### [GOAL OF THE EXERCISE]
Write out each line of the listing as it stands, without the images.

### [DATA EXTRACT]
(begin)

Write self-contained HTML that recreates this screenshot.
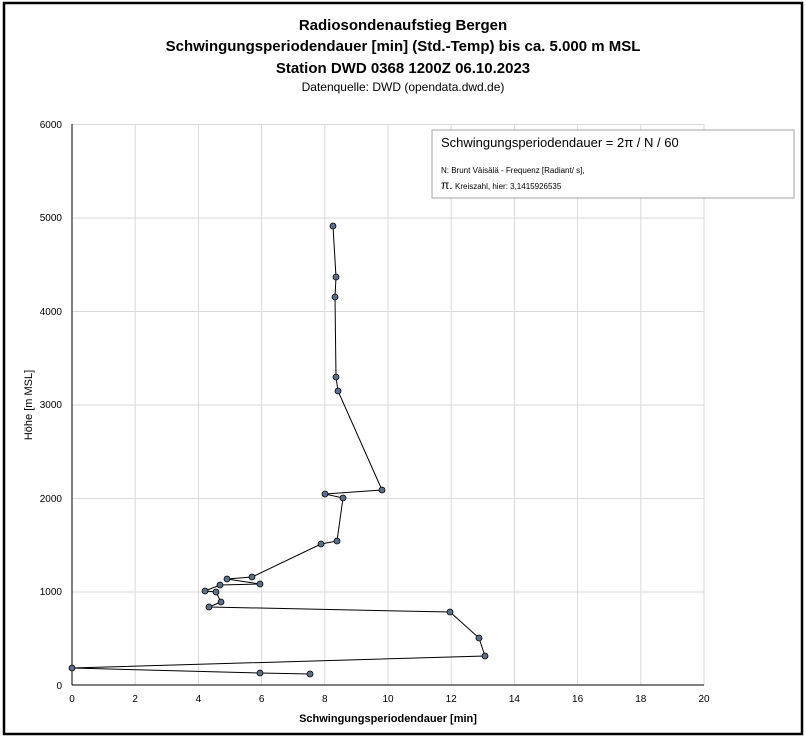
<!DOCTYPE html>
<html><head><meta charset="utf-8"><style>
html,body{margin:0;padding:0;background:#fff;}
svg{display:block;font-family:"Liberation Sans",sans-serif;}
</style></head><body>
<svg width="806" height="739" viewBox="0 0 806 739" xmlns="http://www.w3.org/2000/svg">
<rect x="0" y="0" width="806" height="739" fill="#fff"/>
<rect x="4" y="3" width="798" height="731" fill="#fff" stroke="#000" stroke-width="2.5"/>
<g font-weight="bold" font-size="15" text-anchor="middle" fill="#000">
<text x="403" y="30">Radiosondenaufstieg Bergen</text>
<text x="403" y="51">Schwingungsperiodendauer [min] (Std.-Temp) bis ca. 5.000 m MSL</text>
<text x="403" y="73">Station DWD 0368 1200Z 06.10.2023</text>
</g>
<text x="403" y="91" font-size="12" text-anchor="middle">Datenquelle: DWD (opendata.dwd.de)</text>
<g stroke="#d9d9d9" stroke-width="1">
<line x1="135.2" y1="124" x2="135.2" y2="685"/><line x1="198.4" y1="124" x2="198.4" y2="685"/>
<line x1="261.6" y1="124" x2="261.6" y2="685"/><line x1="324.8" y1="124" x2="324.8" y2="685"/>
<line x1="388" y1="124" x2="388" y2="685"/><line x1="451.2" y1="124" x2="451.2" y2="685"/>
<line x1="514.4" y1="124" x2="514.4" y2="685"/><line x1="577.6" y1="124" x2="577.6" y2="685"/>
<line x1="640.8" y1="124" x2="640.8" y2="685"/><line x1="704" y1="124" x2="704" y2="685"/>
<line x1="72" y1="124.5" x2="704" y2="124.5"/><line x1="72" y1="218" x2="704" y2="218"/>
<line x1="72" y1="311.5" x2="704" y2="311.5"/><line x1="72" y1="405" x2="704" y2="405"/>
<line x1="72" y1="498.5" x2="704" y2="498.5"/><line x1="72" y1="592" x2="704" y2="592"/>
</g>
<g stroke="#000" stroke-width="1">
<line x1="72" y1="124" x2="72" y2="685"/>
<line x1="72" y1="685" x2="704" y2="685"/>
<path id="yt" d=""/>
</g>
<g stroke="#000" stroke-width="1" id="ticks"></g>
<g font-size="10" text-anchor="end" fill="#000">
<text x="62" y="689">0</text><text x="62" y="595">1000</text><text x="62" y="502">2000</text>
<text x="62" y="408">3000</text><text x="62" y="315">4000</text><text x="62" y="221">5000</text><text x="62" y="128">6000</text>
</g>
<g font-size="10" text-anchor="middle" fill="#000">
<text x="72" y="702">0</text><text x="135.2" y="702">2</text><text x="198.4" y="702">4</text><text x="261.6" y="702">6</text>
<text x="324.8" y="702">8</text><text x="388" y="702">10</text><text x="451.2" y="702">12</text><text x="514.4" y="702">14</text>
<text x="577.6" y="702">16</text><text x="640.8" y="702">18</text><text x="704" y="702">20</text>
</g>
<text x="388" y="722" font-size="11" font-weight="bold" text-anchor="middle">Schwingungsperiodendauer [min]</text>
<text transform="translate(32,405) rotate(-90)" font-size="11" text-anchor="middle">Höhe [m MSL]</text>
<polyline fill="none" stroke="#000" stroke-width="1" points="333,226 336,277 335,297 336,377 338,391 382,490 325,494 343,498 337,541 321,544 252,577 227,579 260,584 220,585 205,591 216,592 221,602 209,607 450,612 479,638 485,656 72,668 260,673 310,674"/>
<g fill="#5b6f88" stroke="#000" stroke-width="0.8">
<circle cx="333" cy="226" r="3"/><circle cx="336" cy="277" r="3"/><circle cx="335" cy="297" r="3"/><circle cx="336" cy="377" r="3"/>
<circle cx="338" cy="391" r="3"/><circle cx="382" cy="490" r="3"/><circle cx="325" cy="494" r="3"/><circle cx="343" cy="498" r="3"/>
<circle cx="337" cy="541" r="3"/><circle cx="321" cy="544" r="3"/><circle cx="252" cy="577" r="3"/><circle cx="227" cy="579" r="3"/>
<circle cx="260" cy="584" r="3"/><circle cx="220" cy="585" r="3"/><circle cx="205" cy="591" r="3"/><circle cx="216" cy="592" r="3"/>
<circle cx="221" cy="602" r="3"/><circle cx="209" cy="607" r="3"/><circle cx="450" cy="612" r="3"/><circle cx="479" cy="638" r="3"/>
<circle cx="485" cy="656" r="3"/><circle cx="72" cy="668" r="3"/><circle cx="260" cy="673" r="3"/><circle cx="310" cy="674" r="3"/>
</g>
<rect x="432" y="130" width="362" height="68" fill="#fff" stroke="#a6a6a6" stroke-width="1"/>
<text x="441" y="147" font-size="13">Schwingungsperiodendauer = 2π / N / 60</text>
<text x="441" y="173" font-size="8">N: Brunt Väisälä - Frequenz [Radiant/ s],</text>
<text x="441" y="189" font-size="12">π.</text>
<text x="455" y="189" font-size="8">Kreiszahl, hier: 3,1415926535</text>
<script>
var g=document.getElementById('ticks'),s='';
for(var i=0;i<=100;i++){var x=72+i*6.32;var maj=i%10==0;
 s+='<line x1="'+x+'" y1="'+(maj?680:681)+'" x2="'+x+'" y2="'+(maj?689:685)+'"/>';}
for(var j=0;j<=30;j++){var y=685-j*18.7;var maj=j%5==0;
 s+='<line x1="'+(maj?68:72)+'" y1="'+y+'" x2="'+(maj?77:76)+'" y2="'+y+'"/>';}
g.innerHTML=s;
</script>
</svg>
</body></html>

(end)

### [EXERCISE RESULT]
Write self-contained HTML that recreates this screenshot.
<!DOCTYPE html>
<html><head><meta charset="utf-8"><style>
html,body{margin:0;padding:0;background:#fff;}
svg{display:block;font-family:"Liberation Sans",sans-serif;}
</style></head><body>
<svg width="806" height="739" viewBox="0 0 806 739" xmlns="http://www.w3.org/2000/svg">
<rect x="0" y="0" width="806" height="739" fill="#fff"/>
<rect x="4" y="3" width="798" height="731" fill="#fff" stroke="#000" stroke-width="2.5"/>
<g font-weight="bold" font-size="15" text-anchor="middle" fill="#000">
<text x="403" y="30">Radiosondenaufstieg Bergen</text>
<text x="403" y="51">Schwingungsperiodendauer [min] (Std.-Temp) bis ca. 5.000 m MSL</text>
<text x="403" y="73">Station DWD 0368 1200Z 06.10.2023</text>
</g>
<text x="403" y="91" font-size="12" text-anchor="middle">Datenquelle: DWD (opendata.dwd.de)</text>
<g stroke="#d9d9d9" stroke-width="1">
<line x1="135.2" y1="124" x2="135.2" y2="685"/><line x1="198.4" y1="124" x2="198.4" y2="685"/>
<line x1="261.6" y1="124" x2="261.6" y2="685"/><line x1="324.8" y1="124" x2="324.8" y2="685"/>
<line x1="388" y1="124" x2="388" y2="685"/><line x1="451.2" y1="124" x2="451.2" y2="685"/>
<line x1="514.4" y1="124" x2="514.4" y2="685"/><line x1="577.6" y1="124" x2="577.6" y2="685"/>
<line x1="640.8" y1="124" x2="640.8" y2="685"/><line x1="704" y1="124" x2="704" y2="685"/>
<line x1="72" y1="124.5" x2="704" y2="124.5"/><line x1="72" y1="218" x2="704" y2="218"/>
<line x1="72" y1="311.5" x2="704" y2="311.5"/><line x1="72" y1="405" x2="704" y2="405"/>
<line x1="72" y1="498.5" x2="704" y2="498.5"/><line x1="72" y1="592" x2="704" y2="592"/>
</g>
<g stroke="#000" stroke-width="1">
<line x1="72" y1="124" x2="72" y2="685"/>
<line x1="72" y1="685" x2="704" y2="685"/>
<path id="yt" d=""/>
</g>
<g stroke="#000" stroke-width="1" id="ticks"></g>
<g font-size="10" text-anchor="end" fill="#000">
<text x="62" y="689">0</text><text x="62" y="595">1000</text><text x="62" y="502">2000</text>
<text x="62" y="408">3000</text><text x="62" y="315">4000</text><text x="62" y="221">5000</text><text x="62" y="128">6000</text>
</g>
<g font-size="10" text-anchor="middle" fill="#000">
<text x="72" y="702">0</text><text x="135.2" y="702">2</text><text x="198.4" y="702">4</text><text x="261.6" y="702">6</text>
<text x="324.8" y="702">8</text><text x="388" y="702">10</text><text x="451.2" y="702">12</text><text x="514.4" y="702">14</text>
<text x="577.6" y="702">16</text><text x="640.8" y="702">18</text><text x="704" y="702">20</text>
</g>
<text x="388" y="722" font-size="11" font-weight="bold" text-anchor="middle">Schwingungsperiodendauer [min]</text>
<text transform="translate(32,405) rotate(-90)" font-size="11" text-anchor="middle">Höhe [m MSL]</text>
<polyline fill="none" stroke="#000" stroke-width="1" points="333,226 336,277 335,297 336,377 338,391 382,490 325,494 343,498 337,541 321,544 252,577 227,579 260,584 220,585 205,591 216,592 221,602 209,607 450,612 479,638 485,656 72,668 260,673 310,674"/>
<g fill="#5b6f88" stroke="#000" stroke-width="0.8">
<circle cx="333" cy="226" r="3"/><circle cx="336" cy="277" r="3"/><circle cx="335" cy="297" r="3"/><circle cx="336" cy="377" r="3"/>
<circle cx="338" cy="391" r="3"/><circle cx="382" cy="490" r="3"/><circle cx="325" cy="494" r="3"/><circle cx="343" cy="498" r="3"/>
<circle cx="337" cy="541" r="3"/><circle cx="321" cy="544" r="3"/><circle cx="252" cy="577" r="3"/><circle cx="227" cy="579" r="3"/>
<circle cx="260" cy="584" r="3"/><circle cx="220" cy="585" r="3"/><circle cx="205" cy="591" r="3"/><circle cx="216" cy="592" r="3"/>
<circle cx="221" cy="602" r="3"/><circle cx="209" cy="607" r="3"/><circle cx="450" cy="612" r="3"/><circle cx="479" cy="638" r="3"/>
<circle cx="485" cy="656" r="3"/><circle cx="72" cy="668" r="3"/><circle cx="260" cy="673" r="3"/><circle cx="310" cy="674" r="3"/>
</g>
<rect x="432" y="130" width="362" height="68" fill="#fff" stroke="#a6a6a6" stroke-width="1"/>
<text x="441" y="147" font-size="13">Schwingungsperiodendauer = 2π / N / 60</text>
<text x="441" y="173" font-size="8">N: Brunt Väisälä - Frequenz [Radiant/ s],</text>
<text x="441" y="189" font-size="12">π.</text>
<text x="455" y="189" font-size="8">Kreiszahl, hier: 3,1415926535</text>
<script>
var g=document.getElementById('ticks'),s='';
for(var i=0;i<=100;i++){var x=72+i*6.32;var maj=i%10==0;
 s+='<line x1="'+x+'" y1="'+(maj?680:681)+'" x2="'+x+'" y2="'+(maj?689:685)+'"/>';}
for(var j=0;j<=30;j++){var y=685-j*18.7;var maj=j%5==0;
 s+='<line x1="'+(maj?68:72)+'" y1="'+y+'" x2="'+(maj?77:76)+'" y2="'+y+'"/>';}
g.innerHTML=s;
</script>
</svg>
</body></html>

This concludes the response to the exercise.